Too late. The damage has been done, and no retraction now will alleviate it, not unless, perhaps, the judge spends the rest of his days trudging from TV station to TV station, from newspaper to newspaper, from campus to campus, and insists that the original reports was an abomination. I doubt he intends to do that. On the contrary, his retraction is still calibrated to harm Israel: the reason he got it wrong, he now tells us, is that Israel reused to cooperate with him; had they been honest and open he'd have written a different account. Since Israel wasn't, however, he had no choice but to write a report which even he now admits was wrong.
This is of course all wrong. There were as many flaws with the report as flies on a dung heap on a hot day (I chose this metaphor advisedly), and they were all obvious at the time.
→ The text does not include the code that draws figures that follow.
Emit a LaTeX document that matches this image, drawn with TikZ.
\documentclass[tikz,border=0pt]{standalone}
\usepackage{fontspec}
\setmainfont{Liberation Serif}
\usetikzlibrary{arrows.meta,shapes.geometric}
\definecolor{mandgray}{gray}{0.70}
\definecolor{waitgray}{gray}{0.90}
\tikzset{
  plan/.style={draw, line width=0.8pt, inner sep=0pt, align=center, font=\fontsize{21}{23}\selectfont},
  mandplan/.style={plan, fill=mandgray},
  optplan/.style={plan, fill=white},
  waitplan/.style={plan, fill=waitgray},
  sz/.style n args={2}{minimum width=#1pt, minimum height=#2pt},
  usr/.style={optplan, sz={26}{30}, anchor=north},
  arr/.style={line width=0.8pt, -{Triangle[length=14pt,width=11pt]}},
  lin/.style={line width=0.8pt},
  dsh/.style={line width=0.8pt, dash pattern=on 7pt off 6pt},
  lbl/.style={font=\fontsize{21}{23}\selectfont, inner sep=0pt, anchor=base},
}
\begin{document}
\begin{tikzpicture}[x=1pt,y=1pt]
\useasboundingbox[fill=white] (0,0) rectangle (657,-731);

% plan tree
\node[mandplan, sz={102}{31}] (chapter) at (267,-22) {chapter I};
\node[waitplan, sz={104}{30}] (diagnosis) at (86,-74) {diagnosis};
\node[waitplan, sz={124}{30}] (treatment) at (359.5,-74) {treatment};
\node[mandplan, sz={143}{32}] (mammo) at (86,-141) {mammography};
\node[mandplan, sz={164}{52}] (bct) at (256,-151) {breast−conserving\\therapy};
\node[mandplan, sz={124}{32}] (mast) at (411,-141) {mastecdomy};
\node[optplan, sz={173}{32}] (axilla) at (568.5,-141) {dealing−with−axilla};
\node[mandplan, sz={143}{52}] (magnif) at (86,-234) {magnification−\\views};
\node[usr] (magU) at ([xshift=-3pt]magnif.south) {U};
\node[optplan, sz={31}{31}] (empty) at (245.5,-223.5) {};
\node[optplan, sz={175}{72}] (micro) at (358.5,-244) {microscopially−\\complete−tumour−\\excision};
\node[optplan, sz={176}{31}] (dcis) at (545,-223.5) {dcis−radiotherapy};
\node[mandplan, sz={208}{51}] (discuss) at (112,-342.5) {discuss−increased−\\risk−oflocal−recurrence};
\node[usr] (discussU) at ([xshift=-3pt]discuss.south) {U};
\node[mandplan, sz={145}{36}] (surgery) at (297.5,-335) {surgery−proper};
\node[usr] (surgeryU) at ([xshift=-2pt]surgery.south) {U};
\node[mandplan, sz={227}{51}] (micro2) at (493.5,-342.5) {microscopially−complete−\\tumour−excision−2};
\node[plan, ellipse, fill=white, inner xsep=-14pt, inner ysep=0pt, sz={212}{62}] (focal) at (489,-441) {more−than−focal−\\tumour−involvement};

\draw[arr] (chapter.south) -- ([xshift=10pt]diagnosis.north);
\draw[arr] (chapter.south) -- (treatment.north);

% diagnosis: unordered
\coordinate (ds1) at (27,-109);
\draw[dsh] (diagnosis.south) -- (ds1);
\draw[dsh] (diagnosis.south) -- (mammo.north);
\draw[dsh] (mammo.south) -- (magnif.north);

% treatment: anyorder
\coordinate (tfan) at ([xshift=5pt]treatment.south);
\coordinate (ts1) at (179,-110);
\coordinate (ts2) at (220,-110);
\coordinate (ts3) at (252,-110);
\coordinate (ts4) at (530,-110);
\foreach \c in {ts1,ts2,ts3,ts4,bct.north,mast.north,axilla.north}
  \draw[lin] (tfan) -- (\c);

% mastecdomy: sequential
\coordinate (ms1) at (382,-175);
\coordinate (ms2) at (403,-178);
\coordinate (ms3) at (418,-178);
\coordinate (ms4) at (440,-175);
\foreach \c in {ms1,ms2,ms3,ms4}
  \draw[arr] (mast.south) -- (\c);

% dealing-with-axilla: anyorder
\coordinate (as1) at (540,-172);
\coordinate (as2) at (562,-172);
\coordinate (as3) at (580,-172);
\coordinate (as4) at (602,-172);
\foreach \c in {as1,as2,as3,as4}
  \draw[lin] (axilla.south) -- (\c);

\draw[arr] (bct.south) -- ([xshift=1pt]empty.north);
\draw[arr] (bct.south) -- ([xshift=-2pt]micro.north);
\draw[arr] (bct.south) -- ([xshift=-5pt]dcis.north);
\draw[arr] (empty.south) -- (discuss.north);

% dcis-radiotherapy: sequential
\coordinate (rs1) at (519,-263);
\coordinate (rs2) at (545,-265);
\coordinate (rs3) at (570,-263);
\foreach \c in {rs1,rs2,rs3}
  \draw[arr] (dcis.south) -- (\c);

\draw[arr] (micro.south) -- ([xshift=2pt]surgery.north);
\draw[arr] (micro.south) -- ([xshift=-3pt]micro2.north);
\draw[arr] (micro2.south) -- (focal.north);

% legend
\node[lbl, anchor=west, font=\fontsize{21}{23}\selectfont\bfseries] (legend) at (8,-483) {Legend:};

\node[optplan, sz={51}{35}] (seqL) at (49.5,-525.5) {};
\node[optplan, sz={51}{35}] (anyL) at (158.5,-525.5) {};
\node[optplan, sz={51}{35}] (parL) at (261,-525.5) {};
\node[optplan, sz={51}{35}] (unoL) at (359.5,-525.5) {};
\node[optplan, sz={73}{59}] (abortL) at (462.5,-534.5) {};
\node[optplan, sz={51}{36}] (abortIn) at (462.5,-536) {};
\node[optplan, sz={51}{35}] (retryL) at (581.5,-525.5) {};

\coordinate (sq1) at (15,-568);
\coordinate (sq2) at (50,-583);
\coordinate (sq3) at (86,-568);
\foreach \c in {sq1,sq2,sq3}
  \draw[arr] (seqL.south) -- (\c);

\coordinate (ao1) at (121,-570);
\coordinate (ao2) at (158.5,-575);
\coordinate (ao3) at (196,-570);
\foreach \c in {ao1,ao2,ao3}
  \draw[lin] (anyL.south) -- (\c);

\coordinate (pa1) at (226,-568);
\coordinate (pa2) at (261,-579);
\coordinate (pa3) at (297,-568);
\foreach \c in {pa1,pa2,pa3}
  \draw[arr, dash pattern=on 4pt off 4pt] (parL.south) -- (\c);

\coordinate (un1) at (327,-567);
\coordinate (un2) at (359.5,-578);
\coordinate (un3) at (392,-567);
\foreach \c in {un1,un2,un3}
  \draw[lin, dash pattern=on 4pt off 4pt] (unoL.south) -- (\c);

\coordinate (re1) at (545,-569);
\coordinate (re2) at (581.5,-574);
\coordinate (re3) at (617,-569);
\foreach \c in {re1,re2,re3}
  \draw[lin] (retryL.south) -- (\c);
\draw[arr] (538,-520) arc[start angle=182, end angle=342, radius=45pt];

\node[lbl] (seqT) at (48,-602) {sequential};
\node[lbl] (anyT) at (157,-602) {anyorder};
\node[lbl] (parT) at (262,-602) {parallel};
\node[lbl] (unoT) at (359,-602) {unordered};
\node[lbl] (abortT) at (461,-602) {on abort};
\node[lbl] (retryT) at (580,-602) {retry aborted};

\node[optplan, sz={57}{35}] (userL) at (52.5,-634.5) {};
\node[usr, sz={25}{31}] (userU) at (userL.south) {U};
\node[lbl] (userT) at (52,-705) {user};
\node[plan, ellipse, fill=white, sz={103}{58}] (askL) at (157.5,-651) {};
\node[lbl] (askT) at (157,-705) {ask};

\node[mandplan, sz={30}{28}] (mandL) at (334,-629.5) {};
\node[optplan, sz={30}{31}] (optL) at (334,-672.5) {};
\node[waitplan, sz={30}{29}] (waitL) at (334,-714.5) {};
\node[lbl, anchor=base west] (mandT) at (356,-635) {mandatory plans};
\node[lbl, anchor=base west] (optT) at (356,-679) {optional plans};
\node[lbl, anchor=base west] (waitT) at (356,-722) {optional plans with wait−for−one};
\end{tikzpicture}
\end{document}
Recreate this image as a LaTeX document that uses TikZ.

Melaine Phillips sums up the sorry tale of the insincere recantation here. Meanwhile, in an article published the day before the judge changed his mind, Peter Berkowitz explains why the report was always harmful to the ideas of international law:
Indeed, memory of the Goldstone Report should be preserved, but not for the reasons that the editors intend. The report should serve as a potent reminder that, like other actors, international human rights lawyers and international bodies have passions and interests, biases and blind spots; they are capable of manipulating the facts and distorting the law; they often lack the expertise in military affairs that is necessary to responsibly apply international humanitarian law to the complex circumstances of asymmetric warfare; and their judgment is unconstrained by the discipline of democratic accountability and national security responsibility.One final comment, which I'm not seeing in the discussion this weekend, is that Goldstone now seems to accept that the IDF's casualty figures of combatants versus civilians were right.
The international law governing armed conflict — in Article 2 of the un Charter, Article 146 of the Fourth Geneva Convention, Article 17 of the Rome Statute creating the International Criminal Court — assigns to states with functioning judicial systems, which in particular means liberal democracies, the right and primary responsibility to investigate allegations of war crimes. The many and varied failings of the Goldstone Report illuminate the wisdom of this critical feature of international law.
Does the judge now have to give back the various prizes he got for his attacks against Israel?